(TASK TO COMPLETE) Restate, exactly and without pictures, the lines from the start of the listing below through the line holding "Chart.register(...registerables);".

--- start ---

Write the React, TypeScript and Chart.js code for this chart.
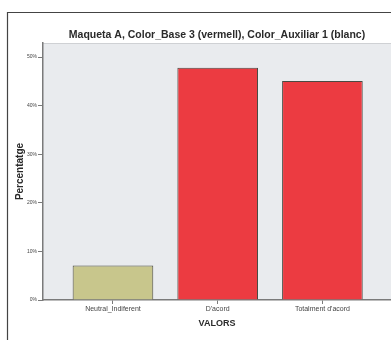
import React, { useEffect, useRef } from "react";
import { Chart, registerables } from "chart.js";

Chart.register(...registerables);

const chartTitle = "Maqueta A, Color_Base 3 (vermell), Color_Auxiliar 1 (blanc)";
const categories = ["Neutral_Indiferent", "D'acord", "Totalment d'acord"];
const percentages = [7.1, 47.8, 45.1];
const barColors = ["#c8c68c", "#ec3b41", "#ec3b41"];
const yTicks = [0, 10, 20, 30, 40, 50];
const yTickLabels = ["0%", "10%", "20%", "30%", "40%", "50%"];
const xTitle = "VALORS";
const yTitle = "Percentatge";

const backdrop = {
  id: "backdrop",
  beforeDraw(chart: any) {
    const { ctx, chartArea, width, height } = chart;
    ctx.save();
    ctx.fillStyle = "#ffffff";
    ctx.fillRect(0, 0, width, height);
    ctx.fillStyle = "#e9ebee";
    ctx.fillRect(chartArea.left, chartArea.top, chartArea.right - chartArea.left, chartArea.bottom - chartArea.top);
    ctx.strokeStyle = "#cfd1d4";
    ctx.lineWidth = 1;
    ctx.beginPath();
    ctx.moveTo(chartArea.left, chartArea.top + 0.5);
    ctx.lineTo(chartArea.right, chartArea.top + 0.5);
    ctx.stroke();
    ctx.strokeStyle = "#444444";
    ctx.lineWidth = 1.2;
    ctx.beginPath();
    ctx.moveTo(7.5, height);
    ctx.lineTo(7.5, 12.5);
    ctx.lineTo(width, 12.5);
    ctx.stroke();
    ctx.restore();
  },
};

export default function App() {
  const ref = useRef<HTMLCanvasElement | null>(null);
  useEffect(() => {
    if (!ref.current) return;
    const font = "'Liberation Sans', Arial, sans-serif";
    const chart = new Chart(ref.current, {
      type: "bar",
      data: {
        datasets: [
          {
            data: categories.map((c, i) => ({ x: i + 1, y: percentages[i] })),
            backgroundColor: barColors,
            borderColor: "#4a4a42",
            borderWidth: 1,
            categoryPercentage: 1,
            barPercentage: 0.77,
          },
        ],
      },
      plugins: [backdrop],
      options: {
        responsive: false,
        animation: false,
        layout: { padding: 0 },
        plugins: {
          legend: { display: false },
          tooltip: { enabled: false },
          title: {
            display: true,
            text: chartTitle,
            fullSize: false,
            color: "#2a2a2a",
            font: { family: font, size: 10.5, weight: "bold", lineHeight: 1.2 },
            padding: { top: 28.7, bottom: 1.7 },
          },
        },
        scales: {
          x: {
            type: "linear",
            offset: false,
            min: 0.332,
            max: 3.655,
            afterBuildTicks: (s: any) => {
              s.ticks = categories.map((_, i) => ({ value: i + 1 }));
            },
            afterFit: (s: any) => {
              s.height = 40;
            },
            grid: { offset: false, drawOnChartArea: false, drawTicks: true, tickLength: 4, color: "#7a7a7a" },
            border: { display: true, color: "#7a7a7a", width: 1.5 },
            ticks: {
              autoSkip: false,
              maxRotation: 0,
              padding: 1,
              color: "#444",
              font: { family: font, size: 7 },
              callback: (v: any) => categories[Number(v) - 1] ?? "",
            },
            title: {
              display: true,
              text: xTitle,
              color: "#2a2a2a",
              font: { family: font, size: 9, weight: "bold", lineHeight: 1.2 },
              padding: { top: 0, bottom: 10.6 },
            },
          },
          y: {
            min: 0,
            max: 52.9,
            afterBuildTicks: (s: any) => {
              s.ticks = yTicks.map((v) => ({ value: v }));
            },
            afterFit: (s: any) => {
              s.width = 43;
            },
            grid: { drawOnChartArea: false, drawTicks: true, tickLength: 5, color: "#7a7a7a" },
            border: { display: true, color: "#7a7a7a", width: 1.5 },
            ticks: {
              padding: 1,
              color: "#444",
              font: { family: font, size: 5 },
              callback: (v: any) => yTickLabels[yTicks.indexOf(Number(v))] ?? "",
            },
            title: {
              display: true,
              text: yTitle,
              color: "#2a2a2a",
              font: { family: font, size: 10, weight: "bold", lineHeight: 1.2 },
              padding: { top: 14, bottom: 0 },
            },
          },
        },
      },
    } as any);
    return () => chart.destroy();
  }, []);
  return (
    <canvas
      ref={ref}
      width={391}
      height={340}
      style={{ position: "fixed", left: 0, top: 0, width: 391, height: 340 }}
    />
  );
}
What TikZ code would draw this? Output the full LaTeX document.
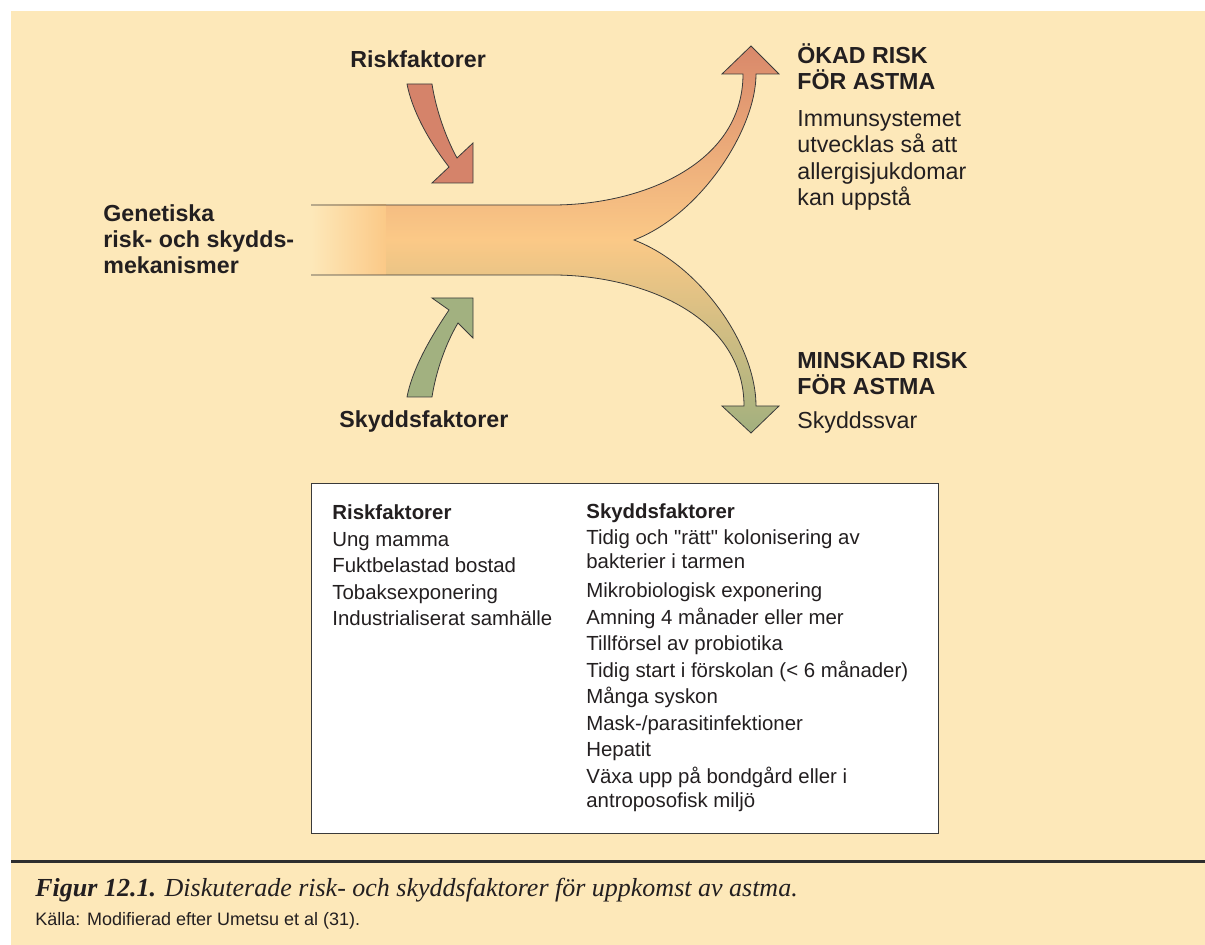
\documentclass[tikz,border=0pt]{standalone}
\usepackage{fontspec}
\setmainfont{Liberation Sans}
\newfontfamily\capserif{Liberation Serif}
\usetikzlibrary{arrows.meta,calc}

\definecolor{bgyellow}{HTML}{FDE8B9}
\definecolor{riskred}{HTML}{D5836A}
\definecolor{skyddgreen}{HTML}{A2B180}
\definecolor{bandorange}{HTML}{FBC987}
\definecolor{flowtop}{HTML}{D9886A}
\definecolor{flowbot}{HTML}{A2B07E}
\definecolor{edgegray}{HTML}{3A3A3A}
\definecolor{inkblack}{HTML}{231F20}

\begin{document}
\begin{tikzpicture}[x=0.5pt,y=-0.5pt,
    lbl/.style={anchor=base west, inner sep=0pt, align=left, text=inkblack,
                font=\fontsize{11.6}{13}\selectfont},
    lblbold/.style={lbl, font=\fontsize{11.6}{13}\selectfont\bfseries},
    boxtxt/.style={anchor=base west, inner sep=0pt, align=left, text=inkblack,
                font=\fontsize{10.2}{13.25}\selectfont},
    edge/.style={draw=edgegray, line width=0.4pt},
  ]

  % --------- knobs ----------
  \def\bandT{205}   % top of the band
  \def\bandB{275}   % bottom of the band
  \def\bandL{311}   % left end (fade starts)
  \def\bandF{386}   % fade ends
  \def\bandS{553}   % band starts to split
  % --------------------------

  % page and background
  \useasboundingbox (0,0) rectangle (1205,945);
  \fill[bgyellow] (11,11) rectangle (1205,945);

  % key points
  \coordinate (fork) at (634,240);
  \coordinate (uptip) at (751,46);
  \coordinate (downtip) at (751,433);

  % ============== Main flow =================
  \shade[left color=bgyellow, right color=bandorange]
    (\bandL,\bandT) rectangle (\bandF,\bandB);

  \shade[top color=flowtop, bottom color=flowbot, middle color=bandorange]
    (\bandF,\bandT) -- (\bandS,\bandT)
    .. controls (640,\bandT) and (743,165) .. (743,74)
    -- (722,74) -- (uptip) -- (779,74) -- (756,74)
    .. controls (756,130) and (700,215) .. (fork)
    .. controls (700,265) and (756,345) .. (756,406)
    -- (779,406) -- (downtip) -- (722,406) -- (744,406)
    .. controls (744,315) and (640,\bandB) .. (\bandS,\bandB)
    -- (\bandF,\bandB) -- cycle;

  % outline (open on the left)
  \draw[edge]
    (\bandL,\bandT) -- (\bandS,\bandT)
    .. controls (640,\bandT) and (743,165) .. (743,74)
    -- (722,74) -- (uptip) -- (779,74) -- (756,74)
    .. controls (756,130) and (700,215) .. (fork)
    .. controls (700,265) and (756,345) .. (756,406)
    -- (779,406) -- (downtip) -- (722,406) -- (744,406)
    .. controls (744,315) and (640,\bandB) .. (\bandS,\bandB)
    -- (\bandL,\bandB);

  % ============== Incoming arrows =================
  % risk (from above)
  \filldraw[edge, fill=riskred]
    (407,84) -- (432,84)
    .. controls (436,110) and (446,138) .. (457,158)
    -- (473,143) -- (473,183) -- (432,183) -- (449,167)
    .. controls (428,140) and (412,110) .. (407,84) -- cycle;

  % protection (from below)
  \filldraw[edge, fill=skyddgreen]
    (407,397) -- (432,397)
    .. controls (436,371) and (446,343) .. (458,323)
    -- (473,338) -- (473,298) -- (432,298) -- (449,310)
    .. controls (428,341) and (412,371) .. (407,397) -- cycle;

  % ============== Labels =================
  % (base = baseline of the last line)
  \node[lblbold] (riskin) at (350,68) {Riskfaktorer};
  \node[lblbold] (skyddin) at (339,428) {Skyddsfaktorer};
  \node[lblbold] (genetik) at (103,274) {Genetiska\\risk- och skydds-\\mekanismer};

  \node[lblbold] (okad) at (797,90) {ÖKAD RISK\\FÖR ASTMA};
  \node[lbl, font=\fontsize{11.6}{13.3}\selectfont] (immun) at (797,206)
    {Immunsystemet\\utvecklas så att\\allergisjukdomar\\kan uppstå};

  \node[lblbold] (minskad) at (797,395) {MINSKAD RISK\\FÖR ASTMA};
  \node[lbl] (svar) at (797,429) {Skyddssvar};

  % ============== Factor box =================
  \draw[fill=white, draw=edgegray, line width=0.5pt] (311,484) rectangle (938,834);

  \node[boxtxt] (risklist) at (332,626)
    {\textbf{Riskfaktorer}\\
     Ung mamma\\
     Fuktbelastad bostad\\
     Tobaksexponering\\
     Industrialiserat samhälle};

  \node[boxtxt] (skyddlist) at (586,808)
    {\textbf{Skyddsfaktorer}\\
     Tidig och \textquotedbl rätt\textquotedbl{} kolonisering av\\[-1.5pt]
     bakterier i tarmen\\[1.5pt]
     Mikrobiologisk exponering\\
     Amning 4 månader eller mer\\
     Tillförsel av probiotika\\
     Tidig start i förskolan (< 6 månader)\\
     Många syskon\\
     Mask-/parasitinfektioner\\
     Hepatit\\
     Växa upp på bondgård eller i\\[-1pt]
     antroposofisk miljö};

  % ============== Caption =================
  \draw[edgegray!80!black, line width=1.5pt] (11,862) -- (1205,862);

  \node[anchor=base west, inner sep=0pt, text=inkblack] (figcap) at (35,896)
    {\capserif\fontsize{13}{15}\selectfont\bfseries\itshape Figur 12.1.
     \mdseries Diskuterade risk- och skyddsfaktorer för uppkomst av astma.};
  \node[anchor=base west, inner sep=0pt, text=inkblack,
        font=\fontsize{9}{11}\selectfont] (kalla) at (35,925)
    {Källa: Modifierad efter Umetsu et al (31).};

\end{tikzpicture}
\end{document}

--- end ---

(ANSWER BELOW)
Write the React, TypeScript and Chart.js code for this chart.
import React, { useEffect, useRef } from "react";
import { Chart, registerables } from "chart.js";

Chart.register(...registerables);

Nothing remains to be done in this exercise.